For Pointe-Claire residents, Stewart Hall Cultural Centre is synonymous with serenity, beauty, and culture; but before it was a space dedicated to art, Stewart Hall had a rich and colourful history.
At the end of the 17th Century, the Society of St-Sulpice Priests, owners of the Island of Montréal, divided the West part of the Island into a series of farms that were repeatedly subdivided.
Thomas Avery Crane, of Crane & Baird Grain Exporters, bought the actual lot called "The Knoll", in 1891. On it, he built a wooden country house by the edge of the lake and a farm on the north side of the Lakeshore. In 1901, the property and the farm were sold to Hugh Andrew Allen, while part of the farm was reserved for a tree farm, the Pointe-Claire Nursery.
The Knoll thus became the summer residence of the Allen family. By 1910, the Allen enterprises were in difficulty, and the family had to let go of their summer residence.
With the property's sale in 1911, the new owner, Charles Wesley MacLean, reassembled the original parcels of land. A model farm was set up at extravagant cost. In 1915, General MacLean demolished the house and built a new one more suited to his social standing. Through his first marriage to the daughter of Senator Fulford, he became the heir to Fulford Place, the family home of the Fulfords of Brockville. MacLean ordered a larger but less ornamented copy of the house from architect Robert Findlay, a Scottish architect. From 1890 to 1930, Findlay designed some thirty houses for the Montréal elite along the Golden Mile, and in Westmount. Mull Hall was completed in 1916. Its name commemorated the ancestral home of the MacLean clan on the Isle of Mull in Scotland. Comprised of thirty-five rooms, the mansion with its limestone exterior walls, extensive veranda overlooking the lake, slate roof and decorative hand-curved interior woodwork, stood high above the river, reminiscent of seigniorial manors. The hip roof, originally covered with cedar shingles, is now replaced by sheets of ridged copper leaves.
In 1940 the Fathers of Sainte-Croix acquired the property for a nominal sum, using the hall for a novitiate and continuing the farm. For eighteen years the Fathers supported themselves by cultivating the farm while training several generations of lay brothers, missionaries and priests. However, as they experienced financial burdens, their ability to support themselves decreased, and in 1958, "Les Pères de Sainte-Croix" were forced to sell the property to a real estate developer. The mansion thus stood empty throughout the winter, while plans were being drawn up for a high rise apartment building. It was saved from demolition at almost the last possible moment by Mrs. May Beatrice Stewart, who bought the mansion and resold it to the City of Pointe-Claire for $1.

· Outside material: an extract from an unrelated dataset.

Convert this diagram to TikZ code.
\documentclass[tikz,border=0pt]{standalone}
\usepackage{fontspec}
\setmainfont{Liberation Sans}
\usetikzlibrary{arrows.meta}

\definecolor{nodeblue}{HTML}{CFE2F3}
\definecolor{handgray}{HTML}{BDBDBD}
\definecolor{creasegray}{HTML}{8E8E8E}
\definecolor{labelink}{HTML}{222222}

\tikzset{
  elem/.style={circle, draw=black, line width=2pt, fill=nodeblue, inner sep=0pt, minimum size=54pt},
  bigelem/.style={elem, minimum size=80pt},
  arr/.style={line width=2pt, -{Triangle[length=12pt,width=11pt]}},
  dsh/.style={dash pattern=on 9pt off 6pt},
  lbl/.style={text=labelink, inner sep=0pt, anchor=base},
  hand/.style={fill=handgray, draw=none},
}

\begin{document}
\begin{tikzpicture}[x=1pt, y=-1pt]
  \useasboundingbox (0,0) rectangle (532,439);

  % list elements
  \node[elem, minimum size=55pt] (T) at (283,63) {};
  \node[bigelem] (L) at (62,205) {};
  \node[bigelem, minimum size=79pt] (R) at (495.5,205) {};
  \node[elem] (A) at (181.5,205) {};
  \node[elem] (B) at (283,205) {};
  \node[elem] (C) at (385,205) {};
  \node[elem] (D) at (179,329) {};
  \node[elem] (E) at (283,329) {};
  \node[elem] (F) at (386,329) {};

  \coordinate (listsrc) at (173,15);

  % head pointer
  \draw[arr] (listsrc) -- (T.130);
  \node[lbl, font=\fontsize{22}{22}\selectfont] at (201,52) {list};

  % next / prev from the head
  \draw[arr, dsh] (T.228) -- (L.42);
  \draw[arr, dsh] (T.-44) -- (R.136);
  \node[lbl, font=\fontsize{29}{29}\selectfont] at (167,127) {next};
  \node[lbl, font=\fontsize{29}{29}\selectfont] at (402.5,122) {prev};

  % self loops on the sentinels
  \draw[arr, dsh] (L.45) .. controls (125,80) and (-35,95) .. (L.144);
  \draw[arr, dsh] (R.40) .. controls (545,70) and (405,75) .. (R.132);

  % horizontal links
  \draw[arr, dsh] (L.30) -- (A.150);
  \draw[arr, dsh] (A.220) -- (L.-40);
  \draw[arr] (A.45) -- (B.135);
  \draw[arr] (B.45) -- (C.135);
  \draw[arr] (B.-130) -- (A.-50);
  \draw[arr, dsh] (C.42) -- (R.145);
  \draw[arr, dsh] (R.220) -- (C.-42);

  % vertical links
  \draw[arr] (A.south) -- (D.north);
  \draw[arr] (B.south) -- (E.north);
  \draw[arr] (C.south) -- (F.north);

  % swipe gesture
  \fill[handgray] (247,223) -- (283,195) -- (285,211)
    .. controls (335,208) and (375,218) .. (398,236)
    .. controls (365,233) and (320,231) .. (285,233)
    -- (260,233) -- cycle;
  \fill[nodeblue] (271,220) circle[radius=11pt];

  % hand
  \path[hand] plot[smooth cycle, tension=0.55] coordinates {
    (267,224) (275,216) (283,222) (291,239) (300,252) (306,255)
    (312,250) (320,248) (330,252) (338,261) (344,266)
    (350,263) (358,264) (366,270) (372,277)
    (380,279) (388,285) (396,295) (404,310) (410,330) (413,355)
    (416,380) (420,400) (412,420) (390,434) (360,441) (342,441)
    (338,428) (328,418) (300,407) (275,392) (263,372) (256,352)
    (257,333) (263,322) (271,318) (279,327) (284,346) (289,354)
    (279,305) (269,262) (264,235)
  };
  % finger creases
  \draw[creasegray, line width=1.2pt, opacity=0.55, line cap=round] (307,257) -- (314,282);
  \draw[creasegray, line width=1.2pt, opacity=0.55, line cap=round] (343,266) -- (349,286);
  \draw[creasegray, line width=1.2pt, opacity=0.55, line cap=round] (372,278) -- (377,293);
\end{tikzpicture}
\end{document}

Numerous interested groups presented proposals to the City outlining possible uses for the newly acquired mansion. A planning committee was formed, and Mrs. "Vi" Duncanson's proposal was accepted by all, and therefore the mansion became a cultural centre. The restoration and renovations were entrusted to Guy Gérin-Lajoie. It is to his credit that the MacLean mansion has retained the character and ambiance of its original style while fulfilling its functional role. The official opening of Stewart Hall was held on February 16, 1963.
The building now houses a branch of Pointe-Claire Public Library, Stewart Hall Art Gallery and Art Lend. Stewart Hall also offers various high standard cultural programs to the community.